Altra cosa potenzialmente predatoria è il famoso early bird, piccole ricompense che vengono date a chi finanzia un prodotto durante la campagna o in alcuni casi nelle sue prime ore. Per un piccolo autore indipendente l’early bird è un mossa strategica per spingere una campagna nelle ore iniziali, cosa che crea una reazione a catena data dal fatto che se molti investono in un progetto, altrettanti sono portati a dargli fiducia. Ma è veramente necessario per le major del settore utilizzare questi mezzucci per qualche pledge in più? Alla fine anche l’early bird nella maggior parte dei casi è l'ennesimo meccanismo per portare a un finanziamento incauto.
Va detto che da molti progetti finanziati è possibile uscire, non sono vincolanti: basta chiedere il rimborso entro tempi ragionevoli e in genere viene concesso. C’è tuttavia un MA molto grande: il rimborso ti viene concesso, ma trattenendo tra il 10% ed il 20% di quanto pagato inizialmente, in quanto una parte della cifra spesa si volatilizza in commissioni per i vari attori in gioco. Qui si innesca un altro meccanismo mentale: dove per non giustificare un’ulteriore perdita si tenderà a non voler abbandonare la nave.
D’altra parte, intere aziende avevano basato a un certo punto il loro principale modello di business sul crowdfunding, prendendo un sistema pensato per creatori indipendenti e plasmandolo in un meccanismo di preorder, dove possono permettersi di fare investimenti a lungo termine con soldi non loro e senza nemmeno avere interessi da pagare. Basti vedere come un qualsiasi progetto Awaken Realms racimoli milioni, mentre agli sviluppatori indipendenti rimangono le briciole. Senza nulla togliere alla sontuosità dei prodotti di Awaken Realms, non si può certo dire che sia un'azienda che ha bisogno del crowdfunding per “tirare a campare”.
Nel tenere vivo questo meccanismo, una parte di colpa ce l’hanno gli influencer, dove, tra chi si dedica principalmente al crowdfunding, si può notare lo stesso processo avvenuto nelle recensioni per i videogiochi: il successo si basa sulla disponibilità in anteprima del contenuto. Il contenuto in anteprima lo si può produrre avendo a disposizione prototipi prima del lancio della campagna o comunque tramite accordi con gli autori. Ma chiaramente nessun autore manderebbe un prototipo per farlo demolire da un influencer con decine di migliaia di iscritti. E nessun influencer può permettersi di farsi terra bruciata attorno, soprattutto con i grossi editori. Quindi si crea un rapporto di codipendenza, con un chiaro conflitto d’interessi, quando non proprio ricatti. Guardate un qualsiasi video sulla pagina di un qualsiasi progetto in crowdfunding, nella maggioranza dei casi tutto sembra perfetto, divertentissimo, pulito e senza problemi.

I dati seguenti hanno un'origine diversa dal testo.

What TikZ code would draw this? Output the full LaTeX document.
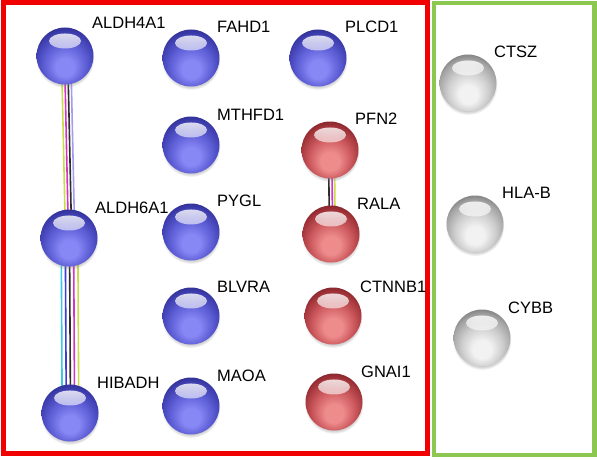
\documentclass[tikz,border=0pt]{standalone}
\usepackage{fontspec}
\setmainfont{Liberation Sans}
\usetikzlibrary{shadows,fadings}
\definecolor{bL}{RGB}{135,135,245}
\definecolor{bM}{RGB}{95,95,215}
\definecolor{bS}{RGB}{65,65,180}
\definecolor{bD}{RGB}{35,35,125}
\definecolor{rL}{RGB}{238,140,140}
\definecolor{rM}{RGB}{205,90,95}
\definecolor{rS}{RGB}{165,55,60}
\definecolor{rD}{RGB}{112,22,32}
\definecolor{gL}{RGB}{242,242,242}
\definecolor{gM}{RGB}{205,205,205}
\definecolor{gS}{RGB}{165,165,165}
\definecolor{gD}{RGB}{100,100,100}
\definecolor{framered}{RGB}{240,0,0}
\definecolor{framegreen}{RGB}{140,200,80}
\definecolor{etext}{RGB}{200,222,70}
\definecolor{eexp}{RGB}{215,50,200}
\definecolor{ecoex}{RGB}{45,45,45}
\definecolor{ehom}{RGB}{165,155,240}
\definecolor{edb}{RGB}{60,200,230}
\definecolor{eocc}{RGB}{60,60,215}
\pgfdeclareradialshading{blueshade}{\pgfpoint{0bp}{-12bp}}{color(0bp)=(bL); color(8bp)=(bL); color(18bp)=(bM); color(26bp)=(bS); color(34bp)=(bD); color(50bp)=(bD)}
\pgfdeclareradialshading{redshade}{\pgfpoint{0bp}{-12bp}}{color(0bp)=(rL); color(8bp)=(rL); color(18bp)=(rM); color(26bp)=(rS); color(34bp)=(rD); color(50bp)=(rD)}
\pgfdeclareradialshading{greyshade}{\pgfpoint{0bp}{-12bp}}{color(0bp)=(gL); color(8bp)=(gL); color(18bp)=(gM); color(26bp)=(gS); color(34bp)=(gD); color(50bp)=(gD)}
\tikzset{
  ballbase/.style={circle, minimum size=57pt, inner sep=0pt,
    circular drop shadow={shadow xshift=0pt, shadow yshift=-2.5pt, shadow scale=1.03, opacity=0.45},
    path picture={\fill[white, path fading=south, opacity=0.9]
      ([yshift=15pt]path picture bounding box.center) ellipse [x radius=16pt, y radius=7.5pt];}},
  bnode/.style={ballbase, shading=blueshade},
  rnode/.style={ballbase, shading=redshade},
  gnode/.style={ballbase, shading=greyshade},
  glabel/.style={anchor=west, inner sep=0pt, text height=12pt, text depth=0pt,
    text=black, font=\fontsize{16.5}{18}\selectfont},
  edgeline/.style={line width=1.6pt},
}
\begin{document}
\begin{tikzpicture}[x=1pt,y=-1pt]
\useasboundingbox (0,0) rectangle (597,460);
\fill[white] (0,0) rectangle (597,460);
% frames
\draw[framered, line width=5pt] (3,3) rectangle (427,453);
\draw[framegreen, line width=4.5pt] (434,3) rectangle (594.5,455);
% node positions
\coordinate (pALDH4A1) at (65,56);
\coordinate (pALDH6A1) at (69,238);
\coordinate (pHIBADH) at (70,413);
\coordinate (pPFN2) at (330,150);
\coordinate (pRALA) at (331,234);
% edges
\foreach \off/\col in {-3.5/etext, -0.5/eexp, 2.7/ecoex, 5.8/ehom}
  \draw[edgeline, \col] ([xshift=\off pt]pALDH4A1) -- ([xshift=\off pt]pALDH6A1);
\foreach \off/\col in {-7.8/edb, -3.7/eocc, 0.5/ecoex, 4.6/eexp, 8.8/etext}
  \draw[edgeline, \col] ([xshift=\off pt]pALDH6A1) -- ([xshift=\off pt]pHIBADH);
\foreach \off/\col in {-1.5/ecoex, 1.7/eexp, 4.3/etext}
  \draw[edgeline, \col] ([xshift=\off pt]pPFN2) -- ([xshift=\off pt]pRALA);
% balls
\node[bnode] (ALDH4A1) at (pALDH4A1) {};
\node[bnode] (FAHD1) at (191,58) {};
\node[bnode] (PLCD1) at (318,58) {};
\node[bnode] (MTHFD1) at (191,145) {};
\node[rnode] (PFN2) at (pPFN2) {};
\node[bnode] (ALDH6A1) at (pALDH6A1) {};
\node[bnode] (PYGL) at (191,232) {};
\node[rnode] (RALA) at (pRALA) {};
\node[bnode] (BLVRA) at (191,316) {};
\node[rnode] (CTNNB1) at (333,316) {};
\node[bnode] (HIBADH) at (pHIBADH) {};
\node[bnode] (MAOA) at (191,406) {};
\node[rnode] (GNAI1) at (334,402) {};
\node[gnode] (CTSZ) at (468,83) {};
\node[gnode] (HLAB) at (475,224) {};
\node[gnode] (CYBB) at (482,338) {};
% labels
\node[glabel] (lALDH4A1) at (92,23) {ALDH4A1};
\node[glabel] (lFAHD1) at (217,27) {FAHD1};
\node[glabel] (lPLCD1) at (345,27) {PLCD1};
\node[glabel] (lMTHFD1) at (217,114) {MTHFD1};
\node[glabel] (lPFN2) at (355,118) {PFN2};
\node[glabel] (lALDH6A1) at (95,207) {ALDH6A1};
\node[glabel] (lPYGL) at (217,200) {PYGL};
\node[glabel] (lRALA) at (357,203) {RALA};
\node[glabel] (lBLVRA) at (217,286) {BLVRA};
\node[glabel] (lCTNNB1) at (360,286) {CTNNB1};
\node[glabel] (lHIBADH) at (97,382) {HIBADH};
\node[glabel] (lMAOA) at (217,375) {MAOA};
\node[glabel] (lGNAI1) at (361,371) {GNAI1};
\node[glabel] (lCTSZ) at (494,52) {CTSZ};
\node[glabel] (lHLAB) at (502,192) {HLA-B};
\node[glabel] (lCYBB) at (508,307) {CYBB};
\end{tikzpicture}
\end{document}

Qualcuno prova a rimanere più moderato parlando anche del pubblico a cui il prodotto “potrebbe non piacere”, ma mai senza dire “questo proprio non funziona”... e di giochi che non funzionano dal crowdfunding ne sono usciti e nemmeno pochi.
Una parte di compiacenza è riscontrabile anche nelle piattaforme stesse come Kickstarter e Gamefound, prontissime a incassare le commissioni per i progetti ospitati, ma che sostanzialmente fanno “spallucce” quando qualcosa va male.
In conclusione, ad oggi, il mondo del crowdfunding è un giardino con poche rose e molte spine: la convenienza è limitata (in alcuni casi si va anche in perdita rispetto al retail) e i pericoli sono molti. In generale, volendo estrapolare alcuni consigli per evitare qualche fregatura, vi raccomandiamo:
- non fidatevi di chi promette troppo a troppo poco;
- state attenti a chi ha troppi progetti ancora da consegnare;
- preferite i progetti il cui sviluppo è molto avanzato;
- se volete avere le spalle coperte buttatevi su aziende che abbiano un modello di business dedicato anche al mercato retail oltre che al crowdfunding… che è un po’ un controsenso rispetto a quanto detto prima sulla componente ideologica del crowdfunding come strumento per far emergere i piccoli, ma questi sono i tempi.
Nel futuro la situazione non andrà probabilmente a migliorare, anzi il crowdfunding sicuramente si normalizzerà ancor di più come una sistema di preorder, piuttosto che di finanziamento. Purtroppo, per un cambiamento, servirebbe uno scossone di massa alle “fondamenta del sistema”, che non è nell’interesse di nessuno se non di noi utenti finali, che, per inesperienza, cocciutaggine e sopra citate politiche predatorie, non riusciamo a staccarci e richiedere questo segnale di cambiamento.